4. Variety is the key.
Most people write the same sentence over and over again. The same number of words–say, 8-10, or 10-12. The same sentence structure. Try to become stretchy–if you generally write 8 words, throw a 20 word sentence in there, and a few three-word shorties. If you’re generally a 20 word writer, make sure you throw in some threes, fivers and sevens, just to keep the reader from going crosseyed.

5. Explore sentences using dependent clauses
A dependent clause (a sentence fragment set off by commas, dontcha know) helps you explore your story by moving you deeper into the sentence. It allows you to stop and think harder about what you’ve already written. Often the story you’re looking for is inside the sentence. The dependent clause helps you uncover it.

6. Use the landscape
Always tell us where we are. And don’t just tell us where something is, make it pay off. Use description of landscape to help you establish the emotional tone of the scene. Keep notes of how other authors establish mood and foreshadow events by describing the world around the character. Look at the openings of Fitzgerald stories, and Graham Greene, they’re great at this.

7. Smarten up your protagonist
Your protagonist is your reader’s portal into the story. The more observant he or she can be, the more vivid will be the world you’re creating. They don’t have to be super-educated, they just have to be mentally active. Keep them looking, thinking, wondering, remembering.


8. Learn to write dialogue

This involves more than I can discuss here, but do it. Read the writers of great prose dialogue–people like Robert Stone and Joan Didion. Compression, saying as little as possible, making everything carry much more than is actually said. Conflict. Dialogue as part of an ongoing world, not just voices in a dark room. Never say the obvious. Skip the meet and greet.

9. Write in scenes
What is a scene? a) A scene starts and ends in one place at one time (the Aristotelian unities of time and place–this stuff goes waaaayyyy back). b) A scene starts in one place emotionally and ends in another place emotionally. Starts angry, ends embarrassed. Starts lovestruck, ends disgusted. c) Something happens in a scene, whereby the character cannot go back to the way things were before. Make sure to finish a scene before you go on to the next. Make something happen.
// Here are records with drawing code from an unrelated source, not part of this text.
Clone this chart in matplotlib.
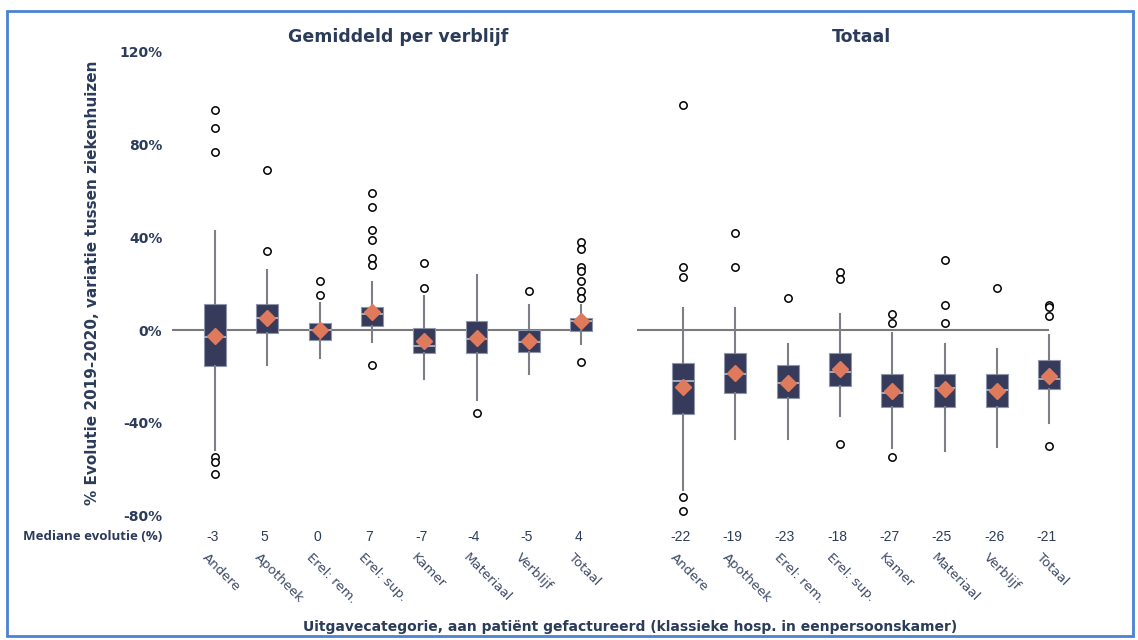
# -*- coding: utf-8 -*-

import matplotlib
matplotlib.use("Agg")
import matplotlib.pyplot as plt
import matplotlib.transforms as mtransforms
from matplotlib.patches import Rectangle

# Kostencategorieen (zelfde volgorde in beide panelen)
categories = ["Andere", "Apotheek", "Erel: rem.", "Erel: sup.",
              "Kamer", "Materiaal", "Verblijf", "Totaal"]

# Paneel 1: gemiddeld per verblijf (% evolutie 2019-2020)
avg_median = [-3, 5, 0, 7, -7, -4, -5, 4]
avg_q1 = [-15.4, -1.3, -4.3, 1.9, -10.1, -10.1, -9.5, -0.3]
avg_q3 = [11.2, 11.2, 3.2, 10.1, 0.9, 3.9, -0.1, 5.0]
avg_whislo = [-51.8, -15.1, -12.2, -5.0, -21.1, -30.2, -19.0, -6.0]
avg_whishi = [42.9, 25.9, 11.8, 20.9, 14.7, 23.7, 10.8, 10.8]
avg_mean = [-2.5, 5.2, 0.0, 7.9, -4.6, -3.3, -4.7, 3.7]
avg_fliers = [
    [95, 87, 77, -55, -57, -62],
    [69, 34],
    [21, 15],
    [59, 53, 43, 39, 31, 28, -15],
    [29, 18],
    [-36],
    [17],
    [38, 35, 27, 25.5, 21, 17, 14, -14],
]

# Paneel 2: totaal (% evolutie 2019-2020)
tot_median = [-22, -19, -23, -18, -27, -25, -26, -21]
tot_q1 = [-36.3, -27.3, -29.5, -24.2, -33.4, -33.4, -33.4, -25.3]
tot_q3 = [-14.1, -10.1, -15.0, -10.1, -19.1, -19.1, -19.1, -13.1]
tot_whislo = [-69.0, -47.2, -47.2, -37.0, -51.1, -52.1, -50.3, -40.0]
tot_whishi = [9.6, 9.6, -6.2, 6.8, -1.4, -6.2, -8.3, -2.3]
tot_mean = [-24.7, -18.7, -23.0, -16.7, -26.3, -25.4, -26.3, -19.7]
tot_fliers = [
    [97, 27, 23, -72, -78],
    [42, 27],
    [14],
    [25, 22, -49],
    [7, 3, -55],
    [30, 11, 3],
    [18],
    [11, 10, 6, -50],
]

y_ticks = [-80, -40, 0, 40, 80, 120]
y_tick_labels = ["-80%", "-40%", "0%", "40%", "80%", "120%"]

NAVY = "#2b3b5a"
BOX_FILL = "#363b5b"
BOX_EDGE = "#8f95aa"
MEDIAN_COLOR = "#b9bdc8"
WHISKER_COLOR = "#7d7f87"
MEAN_COLOR = "#e07a5c"

FIG_W, FIG_H = 1138, 640


def make_stats(median, q1, q3, whislo, whishi, mean, fliers):
    stats = []
    for i in range(len(median)):
        stats.append({
            "med": median[i],
            "q1": q1[i],
            "q3": q3[i],
            "whislo": whislo[i],
            "whishi": whishi[i],
            "mean": mean[i],
            "fliers": fliers[i],
        })
    return stats


def draw_panel(fig, left_px, first_center_px, line_from, line_to, stats, medians, title, title_x):
    unit = 52.3
    width_px = 470
    ax = fig.add_axes([left_px / FIG_W, (FIG_H - 520) / FIG_H,
                       width_px / FIG_W, 480 / FIG_H])
    x0 = -(first_center_px - left_px) / unit
    ax.set_xlim(x0, x0 + width_px / unit)
    ax.set_ylim((330 - 520) / 2.317, (330 - 40) / 2.317)

    ax.hlines(0, line_from, line_to, color="#7a7a7a", lw=1.5, zorder=1)

    ax.bxp(stats, positions=range(len(stats)), widths=0.42,
           patch_artist=True, showmeans=True, showcaps=False,
           boxprops=dict(facecolor=BOX_FILL, edgecolor=BOX_EDGE, lw=0.8),
           medianprops=dict(color=MEDIAN_COLOR, lw=1.2),
           whiskerprops=dict(color=WHISKER_COLOR, lw=1.5),
           meanprops=dict(marker="D", markerfacecolor=MEAN_COLOR,
                          markeredgecolor=MEAN_COLOR, markersize=8.5),
           flierprops=dict(marker="o", markerfacecolor="white",
                           markeredgecolor="black", markersize=5.3,
                           markeredgewidth=1.1),
           zorder=2)

    for spine in ax.spines.values():
        spine.set_visible(False)
    ax.set_xticks([])
    ax.patch.set_alpha(0)

    trans = mtransforms.blended_transform_factory(ax.transData, fig.transFigure)
    for i in range(len(categories)):
        ax.text(i - 0.05, (FIG_H - 537) / FIG_H, "%d" % medians[i],
                transform=trans, ha="center", va="center",
                fontsize=10, color=NAVY, family="Liberation Sans")
        ax.text(i - 0.12, (FIG_H - 551) / FIG_H, categories[i],
                transform=trans, rotation=-45, rotation_mode="anchor",
                ha="left", va="top", fontsize=9.5, color="#3d4a68")

    fig.text(title_x / FIG_W, (FIG_H - 37) / FIG_H, title,
             ha="center", va="center", fontsize=12.5, fontweight="bold", color=NAVY)
    return ax


def main():
    fig = plt.figure(figsize=(FIG_W / 100, FIG_H / 100), dpi=100)

    avg_stats = make_stats(avg_median, avg_q1, avg_q3, avg_whislo,
                           avg_whishi, avg_mean, avg_fliers)
    tot_stats = make_stats(tot_median, tot_q1, tot_q3, tot_whislo,
                           tot_whishi, tot_mean, tot_fliers)

    ax1 = draw_panel(fig, 172, 215, -0.82, 7.21, avg_stats, avg_median,
                     "Gemiddeld per verblijf", 398)
    ax1.set_yticks(y_ticks)
    ax1.set_yticklabels(y_tick_labels, fontsize=10, fontweight="bold", color=NAVY)
    ax1.tick_params(axis="y", length=0, pad=7)

    ax2 = draw_panel(fig, 630, 683, -0.88, 7.0, tot_stats, tot_median,
                     "Totaal", 862)
    ax2.set_yticks([])

    fig.text(93 / FIG_W, (FIG_H - 283) / FIG_H,
             "% Evolutie 2019-2020, variatie tussen ziekenhuizen",
             rotation=90, ha="center", va="center",
             fontsize=11, fontweight="bold", color=NAVY)

    fig.text(162 / FIG_W, (FIG_H - 537) / FIG_H, "Mediane evolutie (%)",
             ha="right", va="center", fontsize=9.5, fontweight="bold",
             family="Open Sans", color=NAVY)

    fig.text(630 / FIG_W, (FIG_H - 627) / FIG_H,
             "Uitgavecategorie, aan patiënt gefactureerd (klassieke hosp. in eenpersoonskamer)",
             ha="center", va="center", fontsize=10, fontweight="bold", color=NAVY)

    # blauwe kader rond de figuur
    fig.patches.append(Rectangle((7 / FIG_W, 4 / FIG_H), 1126 / FIG_W, 625 / FIG_H,
                                 transform=fig.transFigure, fill=False,
                                 edgecolor="#4a82d4", lw=2))

    fig.savefig("out.png", dpi=100)
    return 0


if __name__ == "__main__":
    ret = main()
    print("Program returned: %d" % (ret))
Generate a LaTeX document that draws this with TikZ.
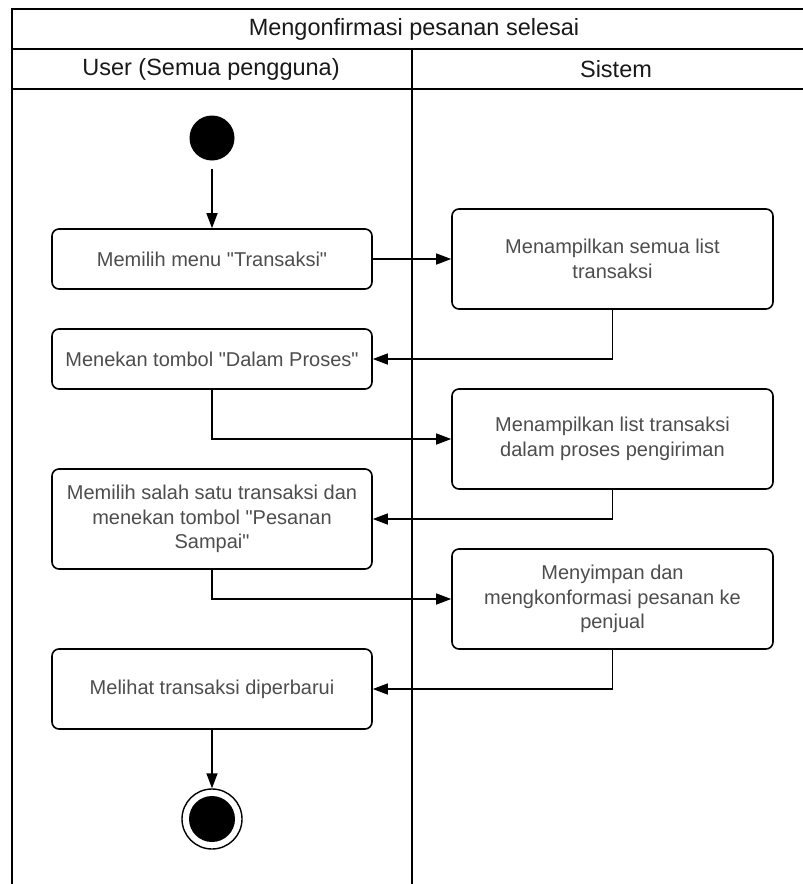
\documentclass[tikz,border=0pt]{standalone}
\usepackage{fontspec}
\setmainfont{Liberation Sans}
\usetikzlibrary{arrows.meta}
\definecolor{txtgray}{HTML}{4D4D4D}
\newcommand{\qq}{\textquotedbl}
\tikzset{
  lane/.style={line width=1.8pt, draw=black},
  header/.style={font=\fontsize{23.5}{28}\selectfont, text=black!90, inner sep=0pt},
  act/.style={draw=black, line width=1.6pt, rounded corners=7pt, fill=white,
    minimum width=320pt, align=center, inner sep=2pt,
    font=\fontsize{20}{24.5}\selectfont, text=txtgray},
  flow/.style={line width=1.5pt, -{Triangle[length=15pt,width=11pt]}},
  startnode/.style={circle, fill=black, minimum size=45pt, inner sep=0pt},
  endring/.style={circle, draw=black, line width=1.4pt, fill=white, minimum size=60pt, inner sep=0pt},
  enddot/.style={circle, fill=black, minimum size=46pt, inner sep=0pt}
}
\begin{document}
\begin{tikzpicture}[x=1pt,y=-1pt]
\useasboundingbox (0,0) rectangle (803,884);
\fill[white] (0,0) rectangle (803,884);
\begin{scope}
\clip (0,0) rectangle (803,884);
% swimlane frame: title row, lane headers, lane divider
\draw[lane] (12,900) -- (12,9) -- (840,9);
\draw[lane] (12,49) -- (840,49);
\draw[lane] (12,89) -- (840,89);
\draw[lane] (412,49) -- (412,900);
\end{scope}
\node[header] (title) at (414,29) {Mengonfirmasi pesanan selesai};
\node[header] (huser) at (211,69) {User (Semua pengguna)};
\node[header] (hsys) at (616,69) {Sistem};

% user lane
\node[startnode] (start) at (212,138) {};
\node[act, minimum height=60pt] (a1) at (212,259) {Memilih menu \qq Transaksi\qq};
\node[act, minimum height=60pt] (a2) at (212,359) {Menekan tombol \qq Dalam Proses\qq};
\node[act, minimum height=100pt] (a3) at (212,519) {Memilih salah satu transaksi dan\\menekan tombol \qq Pesanan\\Sampai\qq};
\node[act, minimum height=80pt] (a4) at (212,689) {Melihat transaksi diperbarui};
\node[endring] (endo) at (212,819) {};
\node[enddot] (endi) at (212,819) {};

% system lane
\node[act, minimum height=100pt, minimum width=321pt] (s1) at (612.5,259) {Menampilkan semua list\\transaksi};
\node[act, minimum height=100pt, minimum width=321pt] (s2) at (612.5,439) {Menampilkan list transaksi\\dalam proses pengiriman};
\node[act, minimum height=100pt, minimum width=321pt] (s3) at (612.5,599) {Menyimpan dan\\mengkonformasi pesanan ke\\penjual};

% control flow
\draw[flow, shorten <=8pt] (start) -- (a1);
\draw[flow] (a1) -- (s1);
\draw[flow] (s1.south) |- (a2.east);
\draw[flow] (a2.south) |- (s2.west);
\draw[flow] (s2.south) |- (a3.east);
\draw[flow] (a3.south) |- (s3.west);
\draw[flow] (s3.south) |- (a4.east);
\draw[flow] (a4) -- (endo);
\end{tikzpicture}
\end{document}
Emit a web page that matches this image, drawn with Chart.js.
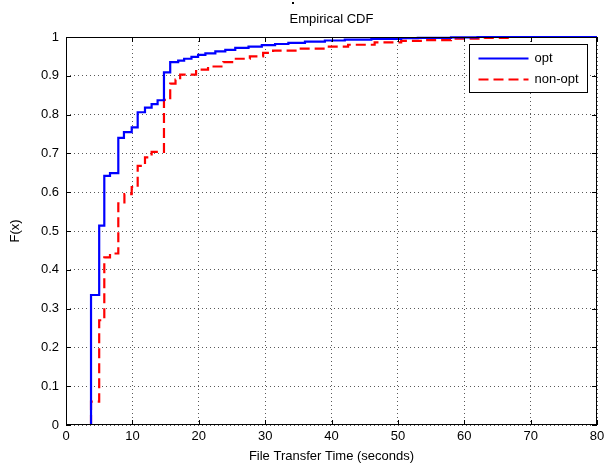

10. Torture your protagonist
The writer is both a sadist and a masochist. We create people we love, and then we torture them. The more we love them, and the more cleverly we torture them along the lines of their greatest vulnerability and fear, the better the story. Sometimes we try to protect them from getting booboos that are too big. Don’t. This is your protagonist, not your kid.